Fig. 1: Theoretical and experimental results of (1 + 1)-dimensional topolectrical space-time circuits.

a Numerical results of the quasi-energy spectrum for the (1 + 1)-dimensional topolectrical space-time crystal with \({J}_{0}=0.5\Omega\), \(\Delta=0.5\Omega\), \({k}_{\delta }=0.81\pi\), and L = 31. The colormap quantifies the boundary localization of all eigenmodes. b The spatial profile of a midgap space-time topological boundary state at \(\varepsilon=0.5\Omega\). c The quasi-energy spectra of the finite chains as a function of \({k}_{\delta }\). Other parameters are the same as that used in (a). d The schematic diagram for the implementation of a time-varying INIC connecting two adjacent circuit nodes, where the external voltage \(V\left(t\right)\) is used to manipulate the detailed time behavior. e The scheme of the (1 + 1)-dimensional topolectrical space-time circuit.

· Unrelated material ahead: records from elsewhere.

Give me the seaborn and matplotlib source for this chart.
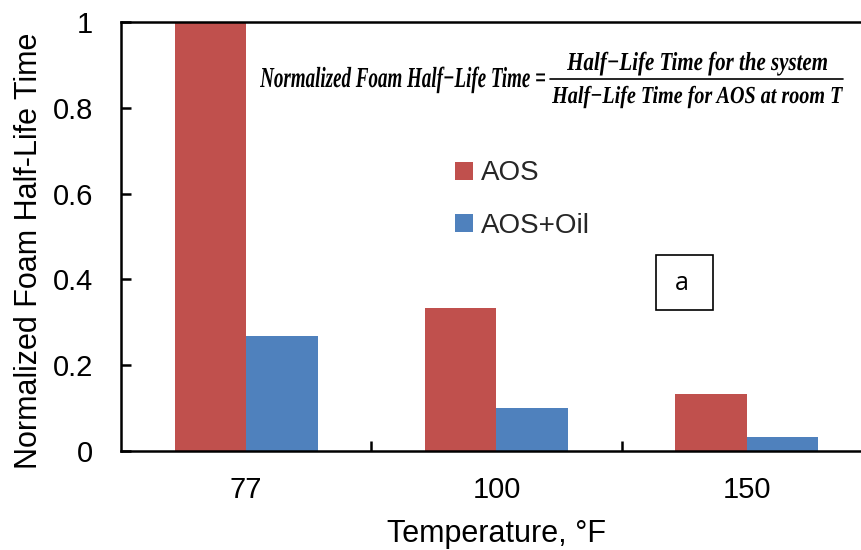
import matplotlib
matplotlib.use("Agg")
import matplotlib.pyplot as plt
import seaborn as sns
import pandas as pd
from matplotlib.patches import Patch, Rectangle, PathPatch
from matplotlib.lines import Line2D
from matplotlib.textpath import TextPath
from matplotlib.font_manager import FontProperties
from matplotlib.transforms import Affine2D

temperatures = ["77", "100", "150"]
aos = [1.0, 0.333, 0.133]
aos_oil = [0.267, 0.100, 0.033]
series_names = ["AOS", "AOS+Oil"]
colors = ["#C0504D", "#4F81BD"]
y_ticks = [0, 0.2, 0.4, 0.6, 0.8, 1.0]
y_tick_labels = ["0", "0.2", "0.4", "0.6", "0.8", "1"]

df = pd.DataFrame({
    "Temperature": temperatures * 2,
    "value": aos + aos_oil,
    "series": [series_names[0]] * 3 + [series_names[1]] * 3,
})

sns.set_theme(style="white")
plt.rcParams["font.family"] = ["Liberation Sans", "DejaVu Sans"]

W, H = 862, 550
fig = plt.figure(figsize=(W / 100, H / 100), dpi=100)
ax = fig.add_axes([121 / W, 99 / H, 751 / W, 429 / H])

sns.barplot(data=df, x="Temperature", y="value", hue="series",
            order=temperatures, hue_order=series_names, palette=colors,
            saturation=1, width=0.57, gap=0, linewidth=0, ax=ax, legend=False)

ax.set_xlim(-0.5, 2.5)
ax.set_ylim(0, 1)
ax.set_yticks(y_ticks)
ax.set_yticklabels(y_tick_labels)
ax.set_xticks([0.5, 1.5], minor=True)

for side in ["left", "bottom", "top", "right"]:
    ax.spines[side].set_visible(True)
    ax.spines[side].set_color("black")
    ax.spines[side].set_linewidth(1.8)

ax.tick_params(axis="y", which="major", direction="in", length=7, width=1.8,
               labelsize=21, pad=20, left=True, colors="black")
ax.tick_params(axis="x", which="major", length=0, labelsize=21, pad=18,
               colors="black")
ax.tick_params(axis="x", which="minor", direction="in", length=7, width=1.8,
               bottom=True, colors="black")
ax.set_xlabel("")
ax.set_ylabel("")

# axis titles
fig.text(497 / W, 8 / H, "Temperature, °F", fontsize=22, ha="center",
         va="baseline", color="black")
fig.text(29 / W, 1 - 251 / H, "Normalized Foam Half-Life Time", fontsize=22,
         rotation=90, ha="center", va="center", color="black")

handles = [Patch(facecolor=c, edgecolor="none") for c in colors]
ax.legend(handles, series_names, loc="upper left",
          bbox_to_anchor=(436 / W, 1 - 141 / H), bbox_transform=fig.transFigure,
          frameon=False, fontsize=20, handlelength=0.62, handleheight=0.62,
          handletextpad=0.3, labelspacing=0.95, borderpad=0.2)

# panel tag
fig.patches.append(Rectangle((656 / W, 1 - 310 / H), 57 / W, 55 / H,
                             transform=fig.transFigure, fill=False,
                             edgecolor="black", linewidth=1.2))
fig.text(682 / W, 1 - 284 / H, "a", fontsize=18, ha="center", va="center",
         family="Open Sans", color="black")

# normalisation formula, drawn as condensed glyph outlines
formula_font = FontProperties(family="Liberation Serif", weight="bold",
                              style="italic")
cap_ref = TextPath((0, 0), "H", size=100, prop=formula_font).get_extents().y1
to_pixels = Affine2D().scale(1 / 100) + fig.dpi_scale_trans


def condensed_text(s, left, right, cap_top, baseline):
    tp = TextPath((0, 0), s, size=100, prop=formula_font)
    ext = tp.get_extents()
    sx = (right - left) / ext.width
    sy = (baseline - cap_top) / cap_ref
    tr = (Affine2D().translate(-ext.x0, 0).scale(sx, sy)
          .translate(left, H - baseline)) + to_pixels
    fig.patches.append(PathPatch(tp, transform=tr, facecolor="black",
                                 edgecolor="none"))


condensed_text("Normalized Foam Half\u2212Life Time =", 260, 545, 68, 87)
condensed_text("Half\u2212Life Time for the system", 567, 827, 53, 70)
condensed_text("Half\u2212Life Time for AOS at room T", 552, 843, 87, 103)
fig.lines.append(Line2D([550 / W, 843 / W], [1 - 79 / H, 1 - 79 / H],
                        transform=fig.transFigure, color="black", linewidth=1.2))

fig.savefig("out.png", dpi=100)
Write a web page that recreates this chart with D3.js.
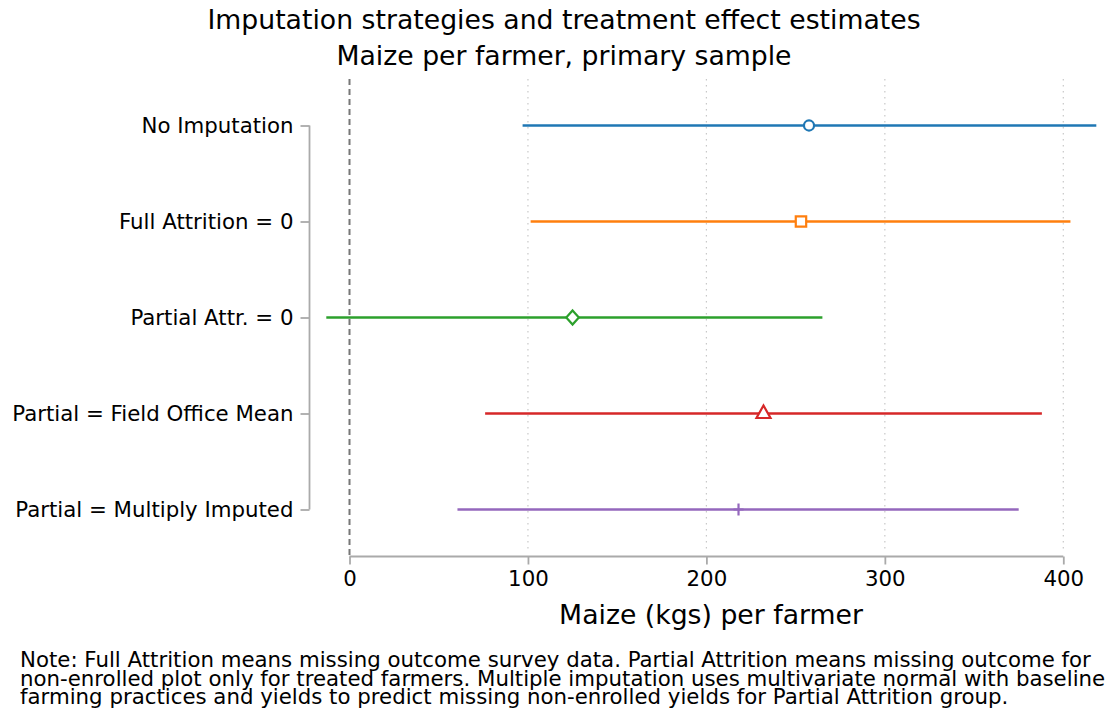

The position-dependent initial phase \(\varphi \left(x\right)\) of the external voltage \({v}_{x}\left(x,\,t\right)\) is realized by an array of signal generators. f The photograph image of the fabricated circuit sample with L = 11. The inset presents an enlarged view around a single node. g, h Measured and simulated voltage waveforms of all nodes in the circuit with red and black lines showing the results of edge and bulk nodes. i Black and red lines show FT frequency spectra of measured voltages at boundary and bulk circuit nodes. j, k Measured spatial distributions of \({FT}[{{{\boldsymbol{V}}}}_{x}\left(t\right)]\) at f = 267 Hz for a bulk mode and 133.5 Hz for the midgap topological boundary mode.